--- start of Supplied data ---

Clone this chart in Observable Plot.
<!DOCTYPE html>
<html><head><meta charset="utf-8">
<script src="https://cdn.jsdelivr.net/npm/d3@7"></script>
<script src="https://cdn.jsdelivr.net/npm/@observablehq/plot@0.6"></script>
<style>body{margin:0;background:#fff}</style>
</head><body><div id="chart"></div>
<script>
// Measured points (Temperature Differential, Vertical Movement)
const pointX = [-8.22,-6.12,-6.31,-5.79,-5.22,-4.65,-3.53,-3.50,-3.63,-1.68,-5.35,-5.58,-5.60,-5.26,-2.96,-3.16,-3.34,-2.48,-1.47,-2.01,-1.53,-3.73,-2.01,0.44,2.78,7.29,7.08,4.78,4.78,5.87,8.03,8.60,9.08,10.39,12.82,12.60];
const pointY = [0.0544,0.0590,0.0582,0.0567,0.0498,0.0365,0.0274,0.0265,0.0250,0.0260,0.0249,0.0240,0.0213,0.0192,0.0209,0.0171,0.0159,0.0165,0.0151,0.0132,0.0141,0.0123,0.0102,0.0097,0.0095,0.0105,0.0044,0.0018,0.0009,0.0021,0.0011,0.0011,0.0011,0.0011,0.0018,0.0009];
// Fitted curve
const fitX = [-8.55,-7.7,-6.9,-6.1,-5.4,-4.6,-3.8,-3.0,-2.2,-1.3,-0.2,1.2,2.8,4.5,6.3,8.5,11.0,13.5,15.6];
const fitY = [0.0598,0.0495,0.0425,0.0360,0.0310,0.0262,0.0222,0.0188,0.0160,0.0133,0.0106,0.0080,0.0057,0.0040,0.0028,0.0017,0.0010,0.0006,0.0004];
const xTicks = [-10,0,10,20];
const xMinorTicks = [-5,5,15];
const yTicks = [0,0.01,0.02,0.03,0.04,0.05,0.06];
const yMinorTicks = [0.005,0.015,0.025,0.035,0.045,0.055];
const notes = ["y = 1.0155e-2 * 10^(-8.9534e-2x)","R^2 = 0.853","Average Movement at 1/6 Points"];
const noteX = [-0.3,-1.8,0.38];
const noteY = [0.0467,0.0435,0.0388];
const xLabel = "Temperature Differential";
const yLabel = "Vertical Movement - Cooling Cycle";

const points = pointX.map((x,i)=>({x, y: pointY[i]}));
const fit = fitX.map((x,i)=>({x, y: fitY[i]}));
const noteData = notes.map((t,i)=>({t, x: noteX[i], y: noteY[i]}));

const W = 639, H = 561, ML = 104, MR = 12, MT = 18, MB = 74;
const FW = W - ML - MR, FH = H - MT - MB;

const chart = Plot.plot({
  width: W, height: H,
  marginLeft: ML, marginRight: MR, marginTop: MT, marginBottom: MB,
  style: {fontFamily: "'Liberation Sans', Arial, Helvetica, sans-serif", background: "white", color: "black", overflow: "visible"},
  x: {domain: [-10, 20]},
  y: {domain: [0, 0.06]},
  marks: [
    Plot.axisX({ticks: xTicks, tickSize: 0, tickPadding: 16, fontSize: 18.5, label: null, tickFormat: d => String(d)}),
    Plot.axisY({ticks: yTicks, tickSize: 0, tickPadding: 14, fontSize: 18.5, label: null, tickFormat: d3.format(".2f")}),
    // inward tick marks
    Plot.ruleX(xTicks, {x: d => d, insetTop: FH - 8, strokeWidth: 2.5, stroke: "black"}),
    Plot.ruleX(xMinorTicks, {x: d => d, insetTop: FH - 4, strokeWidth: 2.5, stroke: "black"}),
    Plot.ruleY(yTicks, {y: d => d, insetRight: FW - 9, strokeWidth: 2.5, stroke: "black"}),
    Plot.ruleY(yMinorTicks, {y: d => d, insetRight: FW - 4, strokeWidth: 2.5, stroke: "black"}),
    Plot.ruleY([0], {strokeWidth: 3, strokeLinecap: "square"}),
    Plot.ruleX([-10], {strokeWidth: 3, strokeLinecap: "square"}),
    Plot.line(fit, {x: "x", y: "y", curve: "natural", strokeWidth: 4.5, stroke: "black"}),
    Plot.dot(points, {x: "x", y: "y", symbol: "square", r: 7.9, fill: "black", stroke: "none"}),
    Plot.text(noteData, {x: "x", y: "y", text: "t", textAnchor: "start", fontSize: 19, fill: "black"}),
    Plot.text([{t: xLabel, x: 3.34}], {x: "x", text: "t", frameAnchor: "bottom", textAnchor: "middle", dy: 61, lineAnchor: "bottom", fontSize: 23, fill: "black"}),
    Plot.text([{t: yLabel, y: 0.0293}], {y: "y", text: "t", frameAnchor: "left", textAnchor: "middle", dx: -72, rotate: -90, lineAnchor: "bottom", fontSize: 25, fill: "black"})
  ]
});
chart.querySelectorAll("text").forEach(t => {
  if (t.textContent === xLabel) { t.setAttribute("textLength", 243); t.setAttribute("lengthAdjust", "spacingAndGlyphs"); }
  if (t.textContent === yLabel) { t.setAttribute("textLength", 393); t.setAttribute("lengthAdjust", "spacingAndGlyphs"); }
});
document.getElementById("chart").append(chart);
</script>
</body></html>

--- end of Supplied data ---

* **Exercise goal**
From the data above, pick out each line containing "chart" and copy it.

* **Output**
Clone this chart in Observable Plot.
</head><body><div id="chart"></div>
const chart = Plot.plot({
chart.querySelectorAll("text").forEach(t => {
document.getElementById("chart").append(chart);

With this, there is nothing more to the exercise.